## Raw data:
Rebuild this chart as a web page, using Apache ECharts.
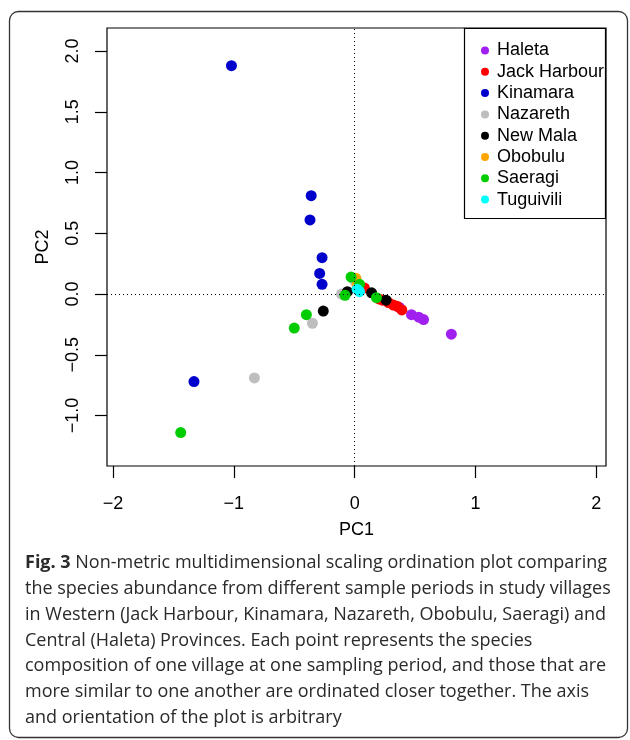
<!DOCTYPE html>
<html><head><meta charset="utf-8">
<script src="https://cdn.jsdelivr.net/npm/echarts@6/dist/echarts.min.js"></script>
<style>html,body{margin:0;padding:0;background:#fff}#c{width:630px;height:740px}</style>
</head><body><div id="c"></div>
<script>
const villages = ['Haleta','Jack Harbour','Kinamara','Nazareth','New Mala','Obobulu','Saeragi','Tuguivili'];
const colors = ['#A020F0','#FF0000','#0000CD','#BEBEBE','#000000','#FFA500','#00CD00','#00FFFF'];
const haleta = [[0.37,-0.11],[0.47,-0.17],[0.53,-0.19],[0.57,-0.21],[0.80,-0.33]];
const jackHarbour = [[0.08,0.05],[0.20,-0.04],[0.23,-0.05],[0.28,-0.07],[0.32,-0.09],[0.35,-0.10],[0.39,-0.13]];
const kinamara = [[-1.02,1.88],[-0.36,0.81],[-0.37,0.61],[-0.27,0.30],[-0.29,0.17],[-0.27,0.08],[-1.33,-0.72]];
const nazareth = [[-0.83,-0.69],[-0.35,-0.24],[-0.11,0.0],[0.0,0.11]];
const newMala = [[-0.26,-0.14],[-0.06,0.02],[0.14,0.01],[0.26,-0.05]];
const obobulu = [[0.01,0.13],[0.02,0.07]];
const saeragi = [[-1.44,-1.14],[-0.50,-0.28],[-0.40,-0.17],[-0.08,-0.01],[-0.03,0.14],[0.04,0.08],[0.18,-0.03]];
const tuguivili = [[0.04,0.02],[0.02,0.04]];
const seriesData = [haleta,jackHarbour,kinamara,nazareth,newMala,obobulu,saeragi,tuguivili];
const xTicks = [-2,-1,0,1,2];
const yTicks = [-1,-0.5,0,0.5,1,1.5,2];
const captionLines = [
  'Non-metric multidimensional scaling ordination plot comparing',
  'the species abundance from different sample periods in study villages',
  'in Western (Jack Harbour, Kinamara, Nazareth, Obobulu, Saeragi) and',
  'Central (Haleta) Provinces. Each point represents the species',
  'composition of one village at one sampling period, and those that are',
  'more similar to one another are ordinated closer together. The axis',
  'and orientation of the plot is arbitrary'
];

const minus = v => (v < 0 ? '\u2212' : '') + Math.abs(v);
const axFont = {fontFamily:"'Liberation Sans', Arial, sans-serif", fontSize:18, color:'#000'};

const series = villages.map((name,i) => ({
  name, type:'scatter', data: seriesData[i], symbolSize:11,
  itemStyle:{color:colors[i], opacity:1}, emphasis:{disabled:true}, z:3
}));
series.push({
  type:'scatter', data:[], silent:true,
  markLine:{silent:true, symbol:'none', label:{show:false},
    lineStyle:{color:'#000', type:[1,3], width:1},
    data:[{xAxis:0},{yAxis:0}]}
});

const capFont = "'Open Sans'";
const graphics = [
  {type:'rect', shape:{x:9.5,y:11.5,width:618,height:726,r:9}, style:{fill:'none',stroke:'#333',lineWidth:1.3}, z:-1},
  {type:'rect', shape:{x:464.5,y:28.5,width:141,height:190}, style:{fill:'#fff',stroke:'#000',lineWidth:1.2}, z:5}
];
captionLines.forEach((t,i) => {
  graphics.push({type:'text', left:25, top:554 + i*25.8, z:5,
    style:{text: i===0 ? '{b|Fig. 3} ' + t : t,
      font:'18px ' + capFont, fill:'#2a2a2a',
      rich:{b:{fontWeight:'bold', fontFamily:'Open Sans', fontSize:18, fill:'#2a2a2a'}}}});
});

const chart = echarts.init(document.getElementById('c'));
chart.setOption({
  animation:false,
  grid:{left:107, right:24, top:28, bottom:274, show:true, borderColor:'#000', borderWidth:1.2, containLabel:false},
  xAxis:{type:'value', min:-2.05, max:2.08, name:'PC1', nameLocation:'middle', nameGap:55,
    nameTextStyle:axFont, splitLine:{show:false}, axisLine:{show:false, onZero:false},
    axisTick:{show:true, length:12, customValues:xTicks, lineStyle:{color:'#000', width:1.2}},
    axisLabel:{customValues:xTicks, formatter:v=>minus(v), margin:29, ...axFont}},
  yAxis:{type:'value', min:-1.415, max:2.19, name:'PC2', nameLocation:'middle', nameGap:55,
    nameTextStyle:axFont, nameRotate:90, splitLine:{show:false}, axisLine:{show:false, onZero:false},
    axisTick:{show:true, length:12, customValues:yTicks, lineStyle:{color:'#000', width:1.2}},
    axisLabel:{customValues:yTicks, rotate:90, margin:25, formatter:v=>(v<0?'\u2212':'')+Math.abs(v).toFixed(1), ...axFont}},
  legend:{show:true, orient:'vertical', left:476, top:36.5, itemWidth:8, itemHeight:8, itemGap:3.3,
    icon:'circle', data:villages, selectedMode:false, z:6,
    textStyle:{fontFamily:"'Liberation Sans', Arial, sans-serif", fontSize:18, lineHeight:18, color:'#000', padding:[0,0,0,3]}},
  graphic:graphics,
  series
});
</script></body></html>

## Required work:
Go through the listing above and write it out again exactly, dropping the pictures.

## Full output:
Rebuild this chart as a web page, using Apache ECharts.
<!DOCTYPE html>
<html><head><meta charset="utf-8">
<script src="https://cdn.jsdelivr.net/npm/echarts@6/dist/echarts.min.js"></script>
<style>html,body{margin:0;padding:0;background:#fff}#c{width:630px;height:740px}</style>
</head><body><div id="c"></div>
<script>
const villages = ['Haleta','Jack Harbour','Kinamara','Nazareth','New Mala','Obobulu','Saeragi','Tuguivili'];
const colors = ['#A020F0','#FF0000','#0000CD','#BEBEBE','#000000','#FFA500','#00CD00','#00FFFF'];
const haleta = [[0.37,-0.11],[0.47,-0.17],[0.53,-0.19],[0.57,-0.21],[0.80,-0.33]];
const jackHarbour = [[0.08,0.05],[0.20,-0.04],[0.23,-0.05],[0.28,-0.07],[0.32,-0.09],[0.35,-0.10],[0.39,-0.13]];
const kinamara = [[-1.02,1.88],[-0.36,0.81],[-0.37,0.61],[-0.27,0.30],[-0.29,0.17],[-0.27,0.08],[-1.33,-0.72]];
const nazareth = [[-0.83,-0.69],[-0.35,-0.24],[-0.11,0.0],[0.0,0.11]];
const newMala = [[-0.26,-0.14],[-0.06,0.02],[0.14,0.01],[0.26,-0.05]];
const obobulu = [[0.01,0.13],[0.02,0.07]];
const saeragi = [[-1.44,-1.14],[-0.50,-0.28],[-0.40,-0.17],[-0.08,-0.01],[-0.03,0.14],[0.04,0.08],[0.18,-0.03]];
const tuguivili = [[0.04,0.02],[0.02,0.04]];
const seriesData = [haleta,jackHarbour,kinamara,nazareth,newMala,obobulu,saeragi,tuguivili];
const xTicks = [-2,-1,0,1,2];
const yTicks = [-1,-0.5,0,0.5,1,1.5,2];
const captionLines = [
  'Non-metric multidimensional scaling ordination plot comparing',
  'the species abundance from different sample periods in study villages',
  'in Western (Jack Harbour, Kinamara, Nazareth, Obobulu, Saeragi) and',
  'Central (Haleta) Provinces. Each point represents the species',
  'composition of one village at one sampling period, and those that are',
  'more similar to one another are ordinated closer together. The axis',
  'and orientation of the plot is arbitrary'
];

const minus = v => (v < 0 ? '\u2212' : '') + Math.abs(v);
const axFont = {fontFamily:"'Liberation Sans', Arial, sans-serif", fontSize:18, color:'#000'};

const series = villages.map((name,i) => ({
  name, type:'scatter', data: seriesData[i], symbolSize:11,
  itemStyle:{color:colors[i], opacity:1}, emphasis:{disabled:true}, z:3
}));
series.push({
  type:'scatter', data:[], silent:true,
  markLine:{silent:true, symbol:'none', label:{show:false},
    lineStyle:{color:'#000', type:[1,3], width:1},
    data:[{xAxis:0},{yAxis:0}]}
});

const capFont = "'Open Sans'";
const graphics = [
  {type:'rect', shape:{x:9.5,y:11.5,width:618,height:726,r:9}, style:{fill:'none',stroke:'#333',lineWidth:1.3}, z:-1},
  {type:'rect', shape:{x:464.5,y:28.5,width:141,height:190}, style:{fill:'#fff',stroke:'#000',lineWidth:1.2}, z:5}
];
captionLines.forEach((t,i) => {
  graphics.push({type:'text', left:25, top:554 + i*25.8, z:5,
    style:{text: i===0 ? '{b|Fig. 3} ' + t : t,
      font:'18px ' + capFont, fill:'#2a2a2a',
      rich:{b:{fontWeight:'bold', fontFamily:'Open Sans', fontSize:18, fill:'#2a2a2a'}}}});
});

const chart = echarts.init(document.getElementById('c'));
chart.setOption({
  animation:false,
  grid:{left:107, right:24, top:28, bottom:274, show:true, borderColor:'#000', borderWidth:1.2, containLabel:false},
  xAxis:{type:'value', min:-2.05, max:2.08, name:'PC1', nameLocation:'middle', nameGap:55,
    nameTextStyle:axFont, splitLine:{show:false}, axisLine:{show:false, onZero:false},
    axisTick:{show:true, length:12, customValues:xTicks, lineStyle:{color:'#000', width:1.2}},
    axisLabel:{customValues:xTicks, formatter:v=>minus(v), margin:29, ...axFont}},
  yAxis:{type:'value', min:-1.415, max:2.19, name:'PC2', nameLocation:'middle', nameGap:55,
    nameTextStyle:axFont, nameRotate:90, splitLine:{show:false}, axisLine:{show:false, onZero:false},
    axisTick:{show:true, length:12, customValues:yTicks, lineStyle:{color:'#000', width:1.2}},
    axisLabel:{customValues:yTicks, rotate:90, margin:25, formatter:v=>(v<0?'\u2212':'')+Math.abs(v).toFixed(1), ...axFont}},
  legend:{show:true, orient:'vertical', left:476, top:36.5, itemWidth:8, itemHeight:8, itemGap:3.3,
    icon:'circle', data:villages, selectedMode:false, z:6,
    textStyle:{fontFamily:"'Liberation Sans', Arial, sans-serif", fontSize:18, lineHeight:18, color:'#000', padding:[0,0,0,3]}},
  graphic:graphics,
  series
});
</script></body></html>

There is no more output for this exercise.